Identity Theft: Yes, That's My Name and Social Security Number, But No, I Did Not Make a $20,000 Loan!

Summer 2005Cole Schotz Docket

Unfortunately, identity theft has become a common occurrence in our society of Internet access and free exchange of information.  Quite often, consumers do not even realize that their identity has been stolen until they apply for a loan.  It’s quite a shock to learn that they owe much more than they imagined or that their credit rating has been damaged.

Whether to protect against credit being ruined by fraud or affected by simple error, consumers now have a way of seeing what prospective creditors (and employers, insurance underwriters and landlords!) can see.  In accordance with the Fair and Accurate Credit Transactions Act, the three nationwide consumer reporting agencies (CRAs) - Equifax, Experian, and TransUnion – must now provide consumers with a free copy of their credit reports, upon request, once every twelve months.  This service, which is already offered in other areas of the Country, becomes available in September 2005 to consumers in the East. 

Although New Jersey and five other States already had laws requiring CRAs to provide a free annual report upon separate requests to each agency, the Federal law, among other provisions, allows for requests to be made at a single, central source with the results available on-line.  Requests can be made at or by calling 1-877-322-8228.  Each consumer is entitled to receive one free credit file disclosure every 12 months from each CRA through this central source.  Credit reports can be ordered from all three CRAs at the same time or from each one individually at varying times (e.g., one credit file from each CRA every 4 months). 

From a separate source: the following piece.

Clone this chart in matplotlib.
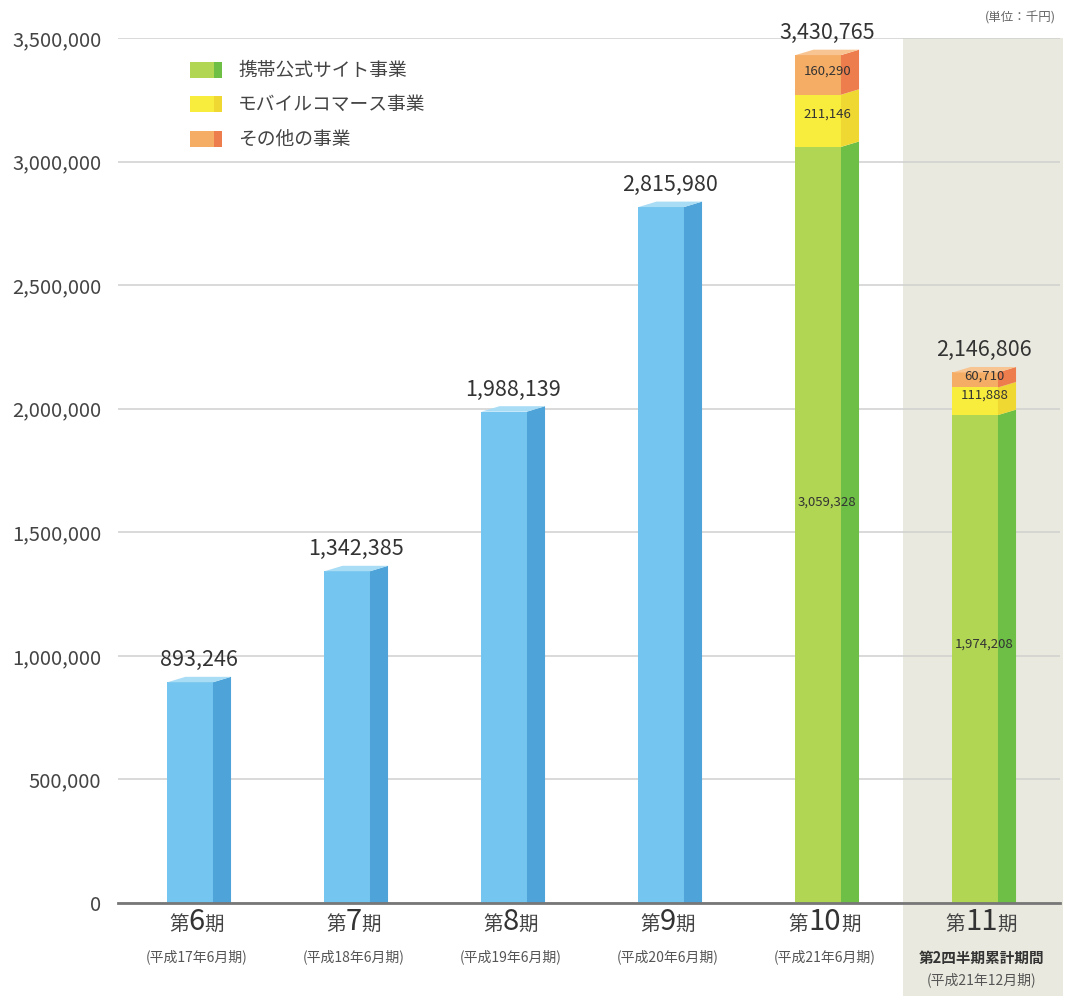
import matplotlib
matplotlib.use("Agg")
import matplotlib.pyplot as plt
from matplotlib.patches import Rectangle, Polygon
from matplotlib.offsetbox import TextArea, HPacker, VPacker, AnnotationBbox
from matplotlib.transforms import blended_transform_factory
from matplotlib.ticker import FuncFormatter

plt.rcParams['font.family'] = ['Noto Sans CJK JP', 'DejaVu Sans']

# ---- data (単位：千円) ----
periods = ["6", "7", "8", "9", "10", "11"]
period_notes = ["(平成17年6月期)", "(平成18年6月期)", "(平成19年6月期)",
                "(平成20年6月期)", "(平成21年6月期)", "(平成21年12月期)"]
extra_note_11 = "第2四半期累計期間"
totals = [893246, 1342385, 1988139, 2815980, 3430765, 2146806]
# segment breakdown for the last two periods
mobile_site = [3059328, 1974208]
mobile_commerce = [211146, 111888]
other_biz = [160290, 60710]
series_names = ["携帯公式サイト事業", "モバイルコマース事業", "その他の事業"]
unit_label = "(単位：千円)"
yticks = [0, 500000, 1000000, 1500000, 2000000, 2500000, 3000000, 3500000]

# ---- colours ----
blue = ("#74c5ef", "#4ea4d9", "#a9dcf5")
green = ("#b0d654", "#6dbf45", "#c8e37e")
yellow = ("#f8ec3c", "#efd832", "#fbf27a")
orange = ("#f5ad66", "#ee7d4e", "#f8c592")

W, H = 1065, 996
fig = plt.figure(figsize=(W / 100, H / 100), dpi=100)
ax = fig.add_axes([118 / W, 93 / H, (1060 - 118) / W, (903 - 38) / H])
ax.patch.set_visible(False)

ax.set_xlim(-0.5, 5.5)
ax.set_ylim(0, 3500000)
ax.set_yticks(yticks)
ax.yaxis.set_major_formatter(FuncFormatter(lambda v, p: f"{int(v):,}"))
ax.tick_params(axis='y', length=0, labelsize=14.5, labelcolor="#444444", pad=12)
ax.tick_params(axis='x', length=0, labelbottom=False)
ax.grid(axis='y', color="#cfcfcf", linewidth=1.1, zorder=1)
for s in ["top", "right", "left"]:
    ax.spines[s].set_visible(False)
ax.spines["bottom"].set_color("#777777")
ax.spines["bottom"].set_linewidth(2)
ax.spines["bottom"].set_zorder(5)
ax.set_axisbelow(True)

# shaded band behind the interim period
band_tf = blended_transform_factory(ax.transData, ax.transAxes)
ax.add_patch(Rectangle((4.5, -0.2), 1.02, 1.2, transform=band_tf, clip_on=False,
                       facecolor="#e9e9df", edgecolor="none", zorder=0))

# bar geometry (in category units)
f0, f1, s1 = -0.185, 0.105, 0.22
cap = 22000


def block(x, y0, y1, cols, top=False):
    ax.add_patch(Rectangle((x + f0, y0), f1 - f0, y1 - y0, facecolor=cols[0],
                           edgecolor="none", zorder=3))
    yb = y0 + cap if y0 > 0 else y0
    ax.add_patch(Polygon([(x + f1, y0), (x + s1, yb), (x + s1, y1 + cap), (x + f1, y1)],
                         closed=True, facecolor=cols[1], edgecolor="none", zorder=3))
    if top:
        ax.add_patch(Polygon([(x + f0, y1), (x + f1, y1), (x + s1, y1 + cap),
                              (x + f0 + (s1 - f1), y1 + cap)],
                             closed=True, facecolor=cols[2], edgecolor="none", zorder=3))


lab_x = (f0 + s1) / 2
for i in range(4):
    block(i, 0, totals[i], blue, top=True)

for j, i in enumerate([4, 5]):
    a = mobile_site[j]
    b = a + mobile_commerce[j]
    c = b + other_biz[j]
    block(i, 0, a, green)
    block(i, a, b, yellow)
    block(i, b, c, orange, top=True)
    ax.text(i + lab_x, a * 0.53, f"{mobile_site[j]:,}", ha='center', va='center',
            fontsize=9.5, color="#333333", zorder=6)
    ax.text(i + lab_x, (a + b) / 2 + 25000, f"{mobile_commerce[j]:,}", ha='center',
            va='center', fontsize=9.5, color="#333333", zorder=6)
    ax.text(i + lab_x, (b + c) / 2 + 15000, f"{other_biz[j]:,}", ha='center',
            va='center', fontsize=9.5, color="#333333", zorder=6)

for i, t in enumerate(totals):
    ax.text(i + lab_x, t + 45000, f"{t:,}", ha='center', va='bottom', fontsize=15.5,
            color="#333333", zorder=6, clip_on=False)

# category labels under the axis
for i, (p, note) in enumerate(zip(periods, period_notes)):
    head = HPacker(children=[
        TextArea("第", textprops=dict(fontsize=14, color="#444444")),
        TextArea(p, textprops=dict(fontsize=21, color="#333333")),
        TextArea("期", textprops=dict(fontsize=14, color="#444444")),
    ], align="baseline", pad=0, sep=0)
    note_box = TextArea(note, textprops=dict(fontsize=10, color="#555555"))
    if i == 5:
        extra = TextArea(extra_note_11, textprops=dict(fontsize=10.5, color="#333333",
                                                       fontweight="bold"))
        lower = VPacker(children=[extra, note_box], align="center", pad=0, sep=5)
    else:
        lower = note_box
    box = VPacker(children=[head, lower], align="center", pad=0, sep=9)
    ab = AnnotationBbox(box, (i, 0), xycoords=('data', 'axes fraction'),
                        xybox=(0, -3), boxcoords="offset points",
                        box_alignment=(0.5, 1), frameon=False, annotation_clip=False)
    ax.add_artist(ab)

# legend
leg_cols = [green[0], yellow[0], orange[0]]
leg_side = [green[1], yellow[1], orange[1]]
for k, (name, c, cs) in enumerate(zip(series_names, leg_cols, leg_side)):
    ytop = 62 + k * 34.5
    fig.add_artist(Rectangle((190 / W, 1 - (ytop + 16) / H), 24 / W, 16 / H,
                             transform=fig.transFigure, facecolor=c, edgecolor="none"))
    fig.add_artist(Rectangle((214 / W, 1 - (ytop + 16) / H), 8 / W, 16 / H,
                             transform=fig.transFigure, facecolor=cs, edgecolor="none"))
    fig.text(238 / W, 1 - (ytop + 8) / H, name, ha='left', va='center',
             fontsize=13.5, color="#444444")

fig.text(1056 / W, 1 - 18 / H, unit_label, ha='right', va='center', fontsize=9,
         color="#666666")

fig.savefig("out.png", dpi=100, facecolor="white")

Okay, so you’ve identified that your credit identity has been stolen – now what?  Unfortunately, correcting information can be a long, tedious, and often complicated process.  Consumers who are the victim of identity theft, should immediately report the crime to an appropriate law enforcement agency and obtain a copy of the official report.  Although the authorities may not be able to offer any immediate assistance in finding the thief, the report is often needed to help convince creditors of the theft.  Similarly, to demonstrate the sincerity of the claim as well as to provide information for law enforcement agencies to track down identity thieves, consumers should file a complaint with the Federal Trade Commission’s identity theft hotline at 877-438-4338 or

The Federal Fair Credit Reporting Act establishes procedures for correcting fraudulent or incorrect information on a credit report.  To protect their rights, consumers should contact - in writing -both the CRA reporting and the information provider (the bank, credit card company or other business that sent the information to the reporting agency).  The information provider should be asked to freeze the account and replace it with a new one.

A CRA will block fraudulent information from appearing on a consumer’s credit report if the consumer sends the company an identity theft affidavit and the CRA accepts its truthfulness after investigation.  The CRA will then notify the information provider of this block.  Once sent this notice, the information provider must stop reporting the information to CRAs and may not hire anyone to collect the debt or sell that debt to anyone else who might try to collect it. 

The CRAs could also be asked to put a fraud alert on the consumer’s file, which will aid in preventing new credit accounts from being opened without the consumer’s express permission.  Note that this may also delay the consumer’s ability to obtain credit.  An initial 90-day alert may be put into place by contacting any one of the CRAs (who must share the request with the other two).  The initial alert entitles the consumer to an additional free report from each of the CRAs.  An extended 7-year alert may also be placed in the reports, which, among other things removes the consumer’s name from certain credit offers.  To obtain an extended alert, an identity theft report, including a copy of the law enforcement agency report, must be filed.  An extended alert entitles the consumer to two additional free credit reports from each of the CRAs in the twelve-month period following the filing of the alert.  These additional opportunities for free reports allow the consumer to remain vigilant in detecting any new signs of fraud.

Depending on how their identities were stolen, consumers should also contact one or more of the following government agencies:  U.S. Postal Inspector, Social Security Administration, Department of Motor Vehicles, and U.S. Passport Services Department.  If a petition in bankruptcy using the consumer’s name is filed, a letter should be sent to the applicable U.S. Trustee.

The federal government has given us a new tool to protect ourselves against identity theft.  Make use of it.